Another issue Night on the Sun had to contend with was its scattered release. The EP first dropped in 1999, available exclusively in Japan. A year later it would be released in the States and the UK as a limited vinyl run; however, this vinyl version of Night on the Sun was not the record they got in Japan. Both versions feature “Night on the Sun” and “You’re the Good Things,” however the two songs were shortened for the vinyl edition. The vinyl does not have any of the other songs on the Japan-only release. Instead, it has two new tracks, “Willful Suspension of Disbelief” and “I Came as a Rat (Long Walk Off a Short Dock).” The band essentially has two albums with the same name, which could lead to confusion and frustration if you walk into a record shop looking for the Japan-only version and walk out with the US print.

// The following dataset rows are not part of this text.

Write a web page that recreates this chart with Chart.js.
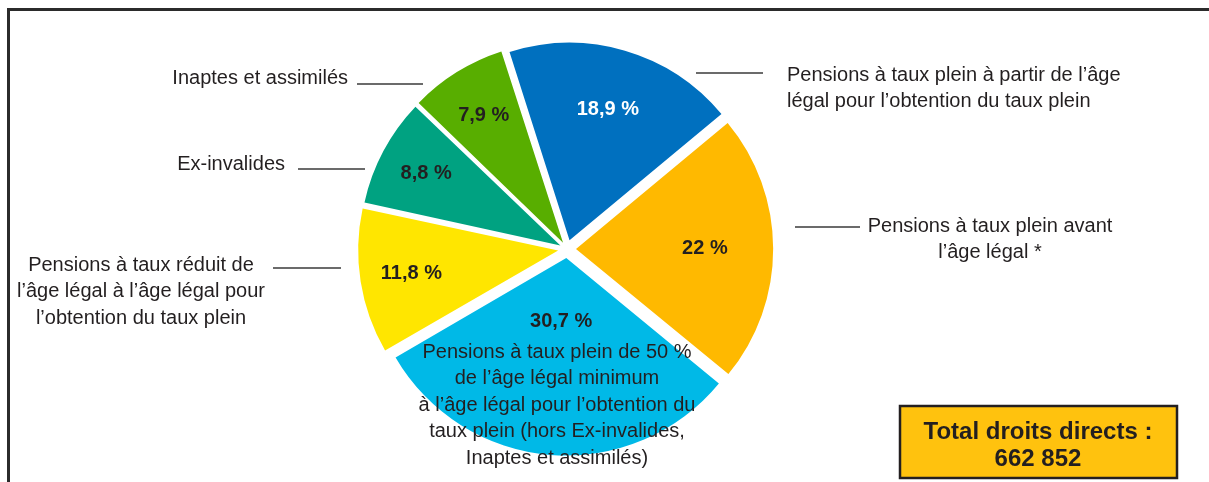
<!DOCTYPE html>
<html lang="fr">
<head>
<meta charset="UTF-8">
<title>Répartition des droits directs</title>
<script src="https://cdn.jsdelivr.net/npm/chart.js"></script>
<style>
  html, body { margin: 0; padding: 0; background: #fff; }
  .chart-container { position: relative; width: 1209px; height: 482px; }
</style>
</head>
<body>
<div class="chart-container"><canvas id="pensionChart"></canvas></div>
<script>
// slice labels, one array of lines per slice
const labelLines = [
  ['Pensions à taux plein à partir de l’âge', 'légal pour l’obtention du taux plein'],
  ['Pensions à taux plein avant', 'l’âge légal *'],
  ['Pensions à taux plein de 50 %', 'de l’âge légal minimum', 'à l’âge légal pour l’obtention du', 'taux plein (hors Ex-invalides,', 'Inaptes et assimilés)'],
  ['Pensions à taux réduit de', 'l’âge légal à l’âge légal pour', 'l’obtention du taux plein'],
  ['Ex-invalides'],
  ['Inaptes et assimilés']
];
const categories = labelLines.map(l => l.join(' '));
const shares = [18.9, 22, 30.7, 11.8, 8.8, 7.9];
const sliceColors = ['#0070bf', '#ffb900', '#00b9e7', '#ffe600', '#00a281', '#58ae00'];
const valueColors = ['#ffffff', '#231f20', '#231f20', '#231f20', '#231f20', '#231f20'];
const totalLines = ['Total droits directs :', '662 852'];

const FONT = '"Liberation Sans", Arial, sans-serif';
const TEXT = '#231f20';

// where the % label sits along the slice radius
const valueRadius = [0.74, 0.70, 0.37, 0.80, 0.81, 0.80];

// callout placement relative to the pie centre: text anchor, alignment, leader line
const callouts = [
  { x: 220, y: -174, align: 'left', line: [129, 196, -176] },
  { x: 423, y: -23, align: 'center', line: [228, 293, -22] },
  { x: -10, y: 103, align: 'center', line: null },
  { x: -426, y: 16, align: 'center', line: [-294, -226, 19] },
  { x: -282, y: -85, align: 'right', line: [-269, -202, -80] },
  { x: -219, y: -171, align: 'right', line: [-210, -144, -165] }
];

const annotations = {
  id: 'annotations',
  afterDatasetsDraw(chart) {
    const ctx = chart.ctx;
    const arcs = chart.getDatasetMeta(0).data;
    const cx = arcs[0].x, cy = arcs[0].y;
    ctx.save();

    // frame
    ctx.strokeStyle = '#2b2b2b';
    ctx.lineWidth = 3;
    ctx.beginPath();
    ctx.moveTo(8.5, 482);
    ctx.lineTo(8.5, 9.5);
    ctx.lineTo(1209, 9.5);
    ctx.stroke();

    // % values inside slices
    ctx.textBaseline = 'middle';
    ctx.textAlign = 'center';
    ctx.font = 'bold 20px ' + FONT;
    arcs.forEach((arc, i) => {
      const mid = (arc.startAngle + arc.endAngle) / 2;
      const r = arc.outerRadius * valueRadius[i];
      ctx.fillStyle = valueColors[i];
      ctx.fillText(String(shares[i]).replace('.', ',') + ' %', arc.x + Math.cos(mid) * r, arc.y + Math.sin(mid) * r);
    });

    // callout texts and leader lines
    ctx.font = '20px ' + FONT;
    ctx.fillStyle = TEXT;
    ctx.strokeStyle = '#3a3a3a';
    ctx.lineWidth = 1.5;
    callouts.forEach((c, i) => {
      ctx.textAlign = c.align;
      labelLines[i].forEach((t, k) => ctx.fillText(t, cx + c.x, cy + c.y + k * 26.5));
      if (c.line) {
        ctx.beginPath();
        ctx.moveTo(cx + c.line[0], cy + c.line[2]);
        ctx.lineTo(cx + c.line[1], cy + c.line[2]);
        ctx.stroke();
      }
    });

    // total box
    ctx.fillStyle = '#ffc20e';
    ctx.fillRect(900, 406, 277, 72);
    ctx.strokeStyle = '#231f20';
    ctx.lineWidth = 2.5;
    ctx.strokeRect(900, 406, 277, 72);
    ctx.fillStyle = TEXT;
    ctx.textAlign = 'center';
    ctx.font = 'bold 24px ' + FONT;
    totalLines.forEach((t, k) => ctx.fillText(t, 1038, 432 + k * 27));

    ctx.restore();
  }
};

new Chart(document.getElementById('pensionChart'), {
  type: 'pie',
  data: {
    labels: categories,
    datasets: [{
      data: shares,
      backgroundColor: sliceColors,
      borderWidth: 0,
      offset: [36, 36, 36, 36, 30, 30],
      clip: false
    }]
  },
  options: {
    responsive: true,
    maintainAspectRatio: false,
    animation: false,
    rotation: -17.7,
    radius: 197,
    layout: { padding: { left: 0, right: 75, top: 16, bottom: 0 } },
    plugins: {
      legend: { display: false },
      tooltip: { enabled: false }
    }
  },
  plugins: [annotations]
});
</script>
</body>
</html>
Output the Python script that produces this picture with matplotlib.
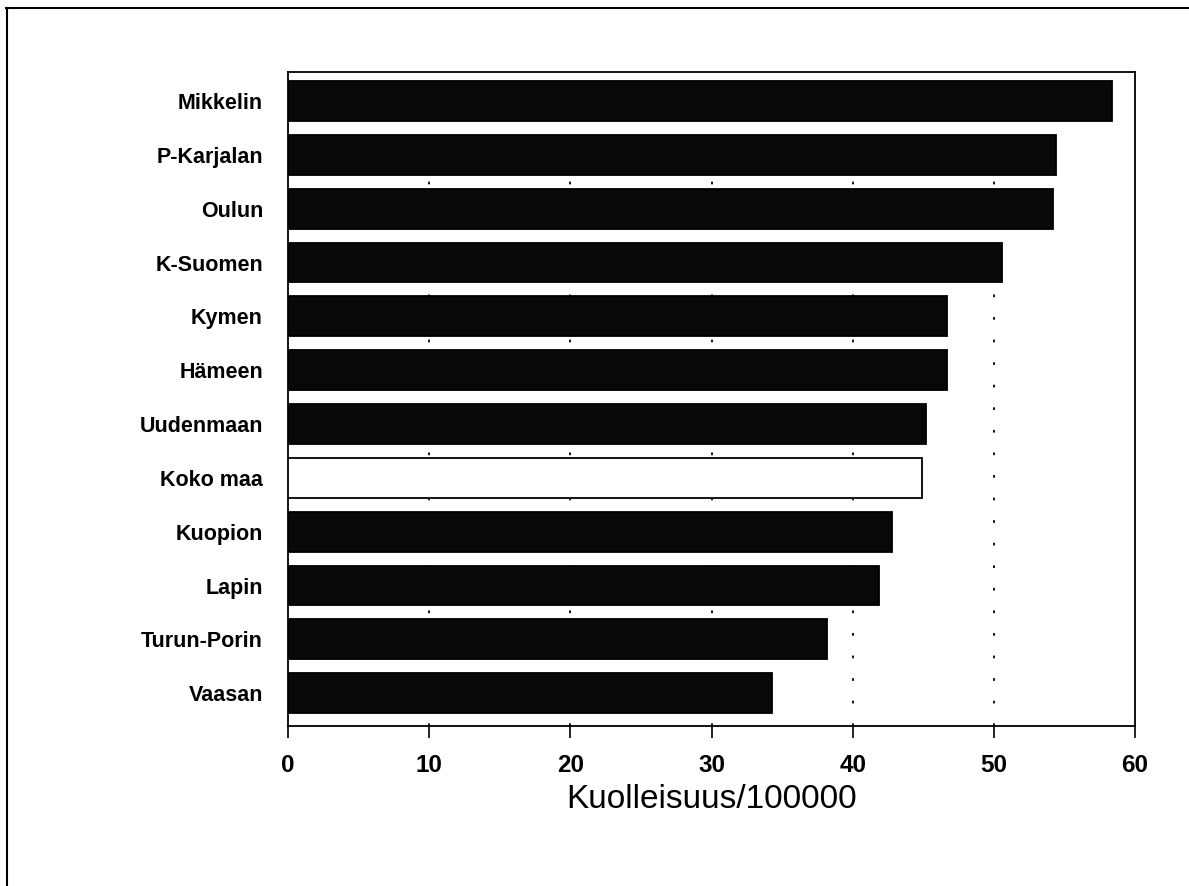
import matplotlib
matplotlib.use("Agg")
import matplotlib.pyplot as plt
from matplotlib.lines import Line2D

categories = ["Mikkelin", "P-Karjalan", "Oulun", "K-Suomen", "Kymen", "Hämeen",
              "Uudenmaan", "Koko maa", "Kuopion", "Lapin", "Turun-Porin", "Vaasan"]
values = [58.4, 54.4, 54.2, 50.6, 46.7, 46.7, 45.2, 44.9, 42.8, 41.9, 38.2, 34.3]
highlight = "Koko maa"
xticks = [0, 10, 20, 30, 40, 50, 60]
xlabel = "Kuolleisuus/100000"

plt.rcParams['font.family'] = ['Liberation Sans', 'DejaVu Sans']

fig = plt.figure(figsize=(11.89, 8.86), dpi=100)
ax = fig.add_axes([288/1189, 1-726/886, (1135-288)/1189, (726-72)/886])

ypos = list(range(len(categories)))
colors = ["white" if c == highlight else "#080808" for c in categories]
ax.barh(ypos, values, height=0.74, color=colors, edgecolor="black",
        linewidth=1.3, zorder=3)

for x in xticks[1:-1]:
    ax.axvline(x, color="black", linestyle=(0, (1.5, 11)), linewidth=1.3, zorder=1)

ax.set_xlim(0, 60)
ax.set_ylim(len(categories) - 1 + 0.61, -0.54)
ax.set_yticks(ypos)
ax.set_yticklabels(categories, fontsize=15.5, fontweight="bold")
ax.set_xticks(xticks)
ax.set_xticklabels([str(t) for t in xticks], fontsize=17.5, fontweight="bold")
ax.tick_params(axis="y", length=0, pad=18)
ax.tick_params(axis="x", direction="out", length=8.5, width=1.2, pad=12)
ax.set_xlabel(xlabel, fontsize=24, labelpad=5)
for s in ax.spines.values():
    s.set_linewidth(1.3)

# outer frame (top and left only)
fig.add_artist(Line2D([6/1189, 1.0], [1-8/886, 1-8/886], transform=fig.transFigure,
                      color="black", linewidth=1.5))
fig.add_artist(Line2D([7/1189, 7/1189], [1-8/886, 0.0], transform=fig.transFigure,
                      color="black", linewidth=1.5))

fig.savefig("out.png", dpi=100, facecolor="white")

Between its odd content and muddled release, it’s not hard to see how this EP was forgotten. Despite its warm reception on release, critics enjoyed the mix of experimental tracks and classic Modest Mouse sounds. Night on the Sun has faded into obscurity, now only receiving about three thousand streams on Spotify a day. That may sound like a lot, but keep in mind their most popular album, the twentieth anniversary rerelease of Good News for People Who Love Bad News, pulls in about three hundred thousand streams a day. 

The EP has been all but forgotten. It’s a shame considering it is one of the band’s best releases. I didn’t quite get Night on the Sun the first time I listened to it. I loved “You’re the Good Things (It’s Alright to Die)” and “Dark Center of the Universe,” but the rest of the record didn’t resonate with me. So, I listened to it again and again, and by the tenth time I had heard “Wild Pack of Family Dogs,” it had grown on me. Now the entire EP has found a home on my alt-rock playlist.

We probably won’t ever hear “Your Life” playing in any credit card commercials, but that doesn’t make it any less of a jam than “Float On.” If you’re a fan of Modest Mouse, you’ll like Night on the Sun. It isn’t as consumable as their more popular titles, but if you can embrace the weird, you will find some of the best the band has to offer. Night on the Sun is worth every second you’ll spend listening to it. If you haven’t had the chance to hear it yet, you can find the Japanese version, the good version, wherever you stream your music.